If \(u(u+v)\neq{0}\) and \(u >0\), is \(\frac{1}{(u+v)} < \frac{1}{u} + v\)?

(1) \(u+v >0\) (2) \(v>0\)

Good question...I have done it quite a few times but get it wrong occasionally because of the long process of simplifying then inequality

The given expression can be written as

\(\frac{1}{u}\)\(+v\)\(-\) \(\frac{1}{(u+v)} >0\)

or \(\frac{[(u+v)+ u*(v+u) - u]}{u*(u+v)}\)Simplify and we get

\(\frac{v+uv(u+v)}{u(v+u)}\) >0

Or v*[\(\frac{1}{(u+v)}\) + 1] > 0

Now St 1 says u+v >0 and we know u>0 but we don't know whether v is greater than zero or not. Note that product of 2 nos is greater than zero if both the nos are of same sign.
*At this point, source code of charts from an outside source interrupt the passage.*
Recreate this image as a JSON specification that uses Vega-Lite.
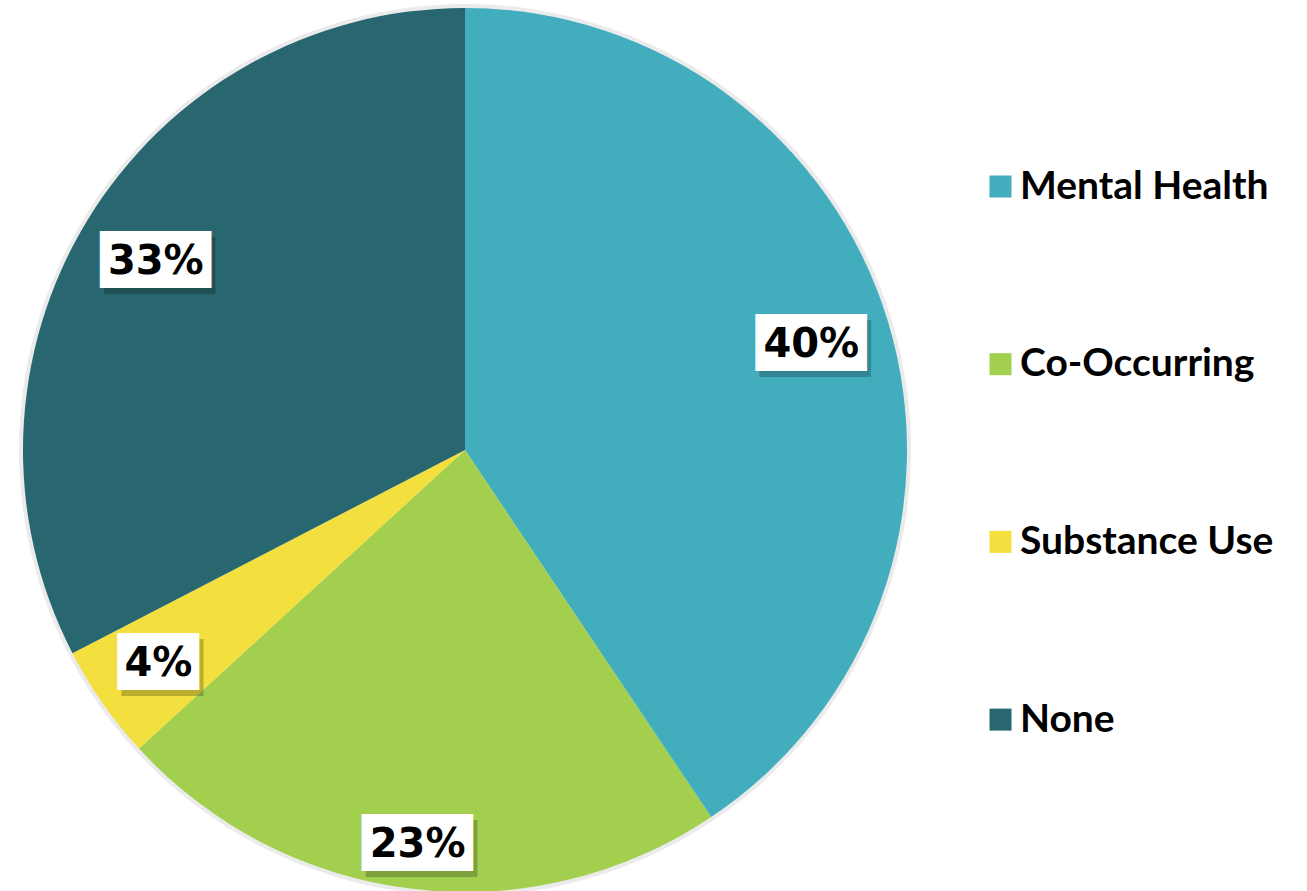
{
  "$schema": "https://vega.github.io/schema/vega-lite/v6.json",
  "width": 930,
  "height": 900,
  "autosize": {"type": "none"},
  "padding": {"left": 0, "top": 0, "right": 377, "bottom": 0},
  "background": "#ffffff",
  "config": {"view": {"stroke": null}},
  "data": {
    "values": [
      {"category": "Mental Health", "value": 40.6, "label": "40%", "ord": 1},
      {"category": "Co-Occurring", "value": 22.6, "label": "23%", "ord": 2},
      {"category": "Substance Use", "value": 4.2, "label": "4%", "ord": 3},
      {"category": "None", "value": 32.6, "label": "33%", "ord": 4}
    ]
  },
  "encoding": {
    "theta": {"field": "value", "type": "quantitative", "stack": true},
    "order": {"field": "ord", "type": "quantitative"}
  },
  "layer": [
    {
      "mark": {"type": "arc", "radius": 446, "color": "#000000", "opacity": 0.08}
    },
    {
      "mark": {"type": "arc", "radius": 442},
      "encoding": {
        "color": {
          "field": "category",
          "type": "nominal",
          "scale": {
            "domain": ["Mental Health", "Co-Occurring", "Substance Use", "None"],
            "range": ["#42ADBD", "#A3CF4E", "#F3DF3D", "#28676F"]
          },
          "legend": {
            "title": null,
            "orient": "none",
            "legendX": 981,
            "legendY": 167,
            "symbolType": "square",
            "symbolSize": 484,
            "symbolStrokeWidth": 0,
            "symbolOpacity": 1,
            "labelFont": "Lato",
            "labelFontSize": 39,
            "labelFontWeight": "bold",
            "labelColor": "#000000",
            "labelOffset": 0,
            "rowPadding": 137.7,
            "labelLimit": 400
          }
        }
      }
    },
    {
      "mark": {"type": "text", "font": "DejaVu Sans", "fontSize": 48, "align": "center", "baseline": "middle", "color": "#000000", "opacity": 0.22, "dx": 4, "dy": 6, "radius": 362},
      "encoding": {
        "text": {"condition": {"test": "datum.category === 'Co-Occurring' || datum.category === 'Substance Use'", "value": ""}, "value": "███"}
      }
    },
    {
      "mark": {"type": "text", "font": "DejaVu Sans", "fontSize": 48, "align": "center", "baseline": "middle", "color": "#000000", "opacity": 0.22, "dx": 4, "dy": 6, "radius": 398},
      "encoding": {
        "text": {"condition": {"test": "datum.category === 'Co-Occurring'", "value": "███"}, "value": ""}
      }
    },
    {
      "mark": {"type": "text", "font": "DejaVu Sans", "fontSize": 48, "align": "center", "baseline": "middle", "color": "#000000", "opacity": 0.22, "dx": 4, "dy": 6, "radius": 374},
      "encoding": {
        "text": {"condition": {"test": "datum.category === 'Substance Use'", "value": "▕██▏"}, "value": ""}
      }
    },
    {
      "mark": {"type": "text", "font": "DejaVu Sans", "fontSize": 48, "align": "center", "baseline": "middle", "color": "#ffffff", "radius": 362},
      "encoding": {
        "text": {"condition": {"test": "datum.category === 'Co-Occurring' || datum.category === 'Substance Use'", "value": ""}, "value": "███"}
      }
    },
    {
      "mark": {"type": "text", "font": "DejaVu Sans", "fontSize": 48, "align": "center", "baseline": "middle", "color": "#ffffff", "radius": 398},
      "encoding": {
        "text": {"condition": {"test": "datum.category === 'Co-Occurring'", "value": "███"}, "value": ""}
      }
    },
    {
      "mark": {"type": "text", "font": "DejaVu Sans", "fontSize": 48, "align": "center", "baseline": "middle", "color": "#ffffff", "radius": 374},
      "encoding": {
        "text": {"condition": {"test": "datum.category === 'Substance Use'", "value": "▕██▏"}, "value": ""}
      }
    },
    {
      "mark": {"type": "text", "font": "DejaVu Sans", "fontSize": 40, "fontWeight": "bold", "align": "center", "baseline": "middle", "color": "#000000", "radius": 362},
      "encoding": {
        "text": {"condition": {"test": "datum.category === 'Co-Occurring' || datum.category === 'Substance Use'", "value": ""}, "field": "label", "type": "nominal"}
      }
    },
    {
      "mark": {"type": "text", "font": "DejaVu Sans", "fontSize": 40, "fontWeight": "bold", "align": "center", "baseline": "middle", "color": "#000000", "radius": 398},
      "encoding": {
        "text": {"condition": {"test": "datum.category !== 'Co-Occurring'", "value": ""}, "field": "label", "type": "nominal"}
      }
    },
    {
      "mark": {"type": "text", "font": "DejaVu Sans", "fontSize": 40, "fontWeight": "bold", "align": "center", "baseline": "middle", "color": "#000000", "radius": 374},
      "encoding": {
        "text": {"condition": {"test": "datum.category !== 'Substance Use'", "value": ""}, "field": "label", "type": "nominal"}
      }
    }
  ]
}
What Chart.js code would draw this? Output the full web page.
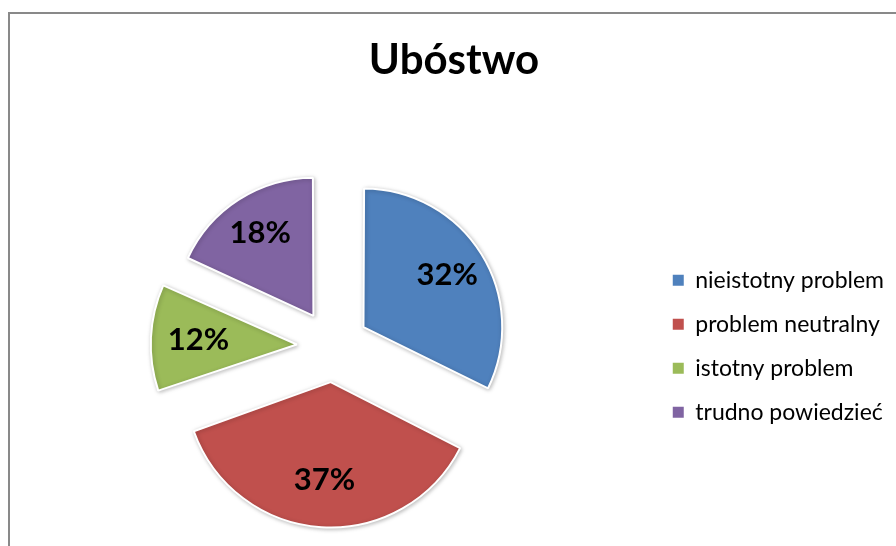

From St 1 we know that 1 term ie. [\(\frac{1}{(u+v)}\) + 1] > 0 but we don't know about v and hence not sufficient

St 2 says v > 0 and we know u>0 so u+v>0 and therefore the expression is greater than zero sufficient.

Ans is B
_________________

“If you can't fly then run, if you can't run then walk, if you can't walk then crawl, but whatever you do you have to keep moving forward.”

Hi Bunuel, Can we cross multiply 'u+v' on left side even if we don't know the sign of 'u+v'

We are concerned about the sign when dealing with inequalities: we should keep the sign if we multiply by a positive value and flip the sign when we multiply by a negative value.

For equations we can multiply by u+v regardless of its sign.